Date: Oct 14, 2015
Source: The Daily Star
Tunisian workers held by gunmen in Libya
TUNIS: Gunmen have kidnapped dozens of Tunisians in northwestern Libya to demand the release of a local Libyan official arrested in Tunisia this week, families and locals sources said Tuesday.

An official from Sabratha, a coastal town between Libya’s capital Tripoli and the Tunisian border, was arrested along with another Libyan at Tunis airport Saturday, Sabratha’s municipal council said.

They had flown to Tunis on a visit organized by U.N., the council said. Tunisian officials were not immediately available to comment.

“Gunmen kidnapped my father. ... We talked with the kidnappers over the phone and told us they would release them only when Tunisia frees the Libyan officials arrested in Tunisia,” the daughter of one of the detained Tunisians said. “I ask the authorities to intervene.”

Mustapha Abd al-Kebir, a Tunisian activist with contacts in Libya, said dozens of Tunisians were being held in Sabratha.

Armed groups in chaotic Libya often act with impunity because of a security vacuum in which two rival governments and their armed backers fight for control of the North African state four years after Moammar Gadhafi’s fall from power.

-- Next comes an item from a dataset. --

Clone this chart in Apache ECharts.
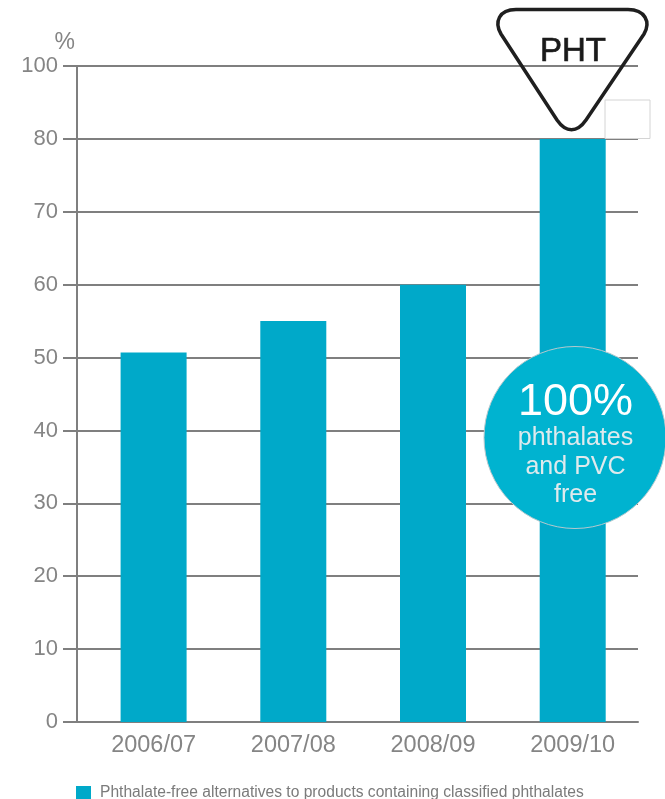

Tunisians and other foreign nationals have been kidnapped or detained in the past to pressure their governments to release Libyans held overseas.

An armed group stormed the Tunisian consulate in Tripoli and kidnapped 10 staff this year before releasing them. Tunisia closed the consulate after the kidnapping.

Relations between the North African neighbors have become increasingly tense, with Tunisia’s government worried about spillover from the chaos that continues to plague Libya after the 2011 revolt against strongman Gadhafi.

Meanwhile, a group linked to Al-Qaeda’s North Africa branch in Tunisia says it has executed a shepherd it abducted Sunday from a zone near the Algerian border.

The Oqba Ibnou Nafaa brigade claimed responsibility for the killing on its Twitter account. It accused the shepherd of informing police about the group’s movements.

The group also claimed responsibility for the killing of two Tunisian soldiers and wounding three others who had conducted a sweep of the area following the shepherd’s abduction.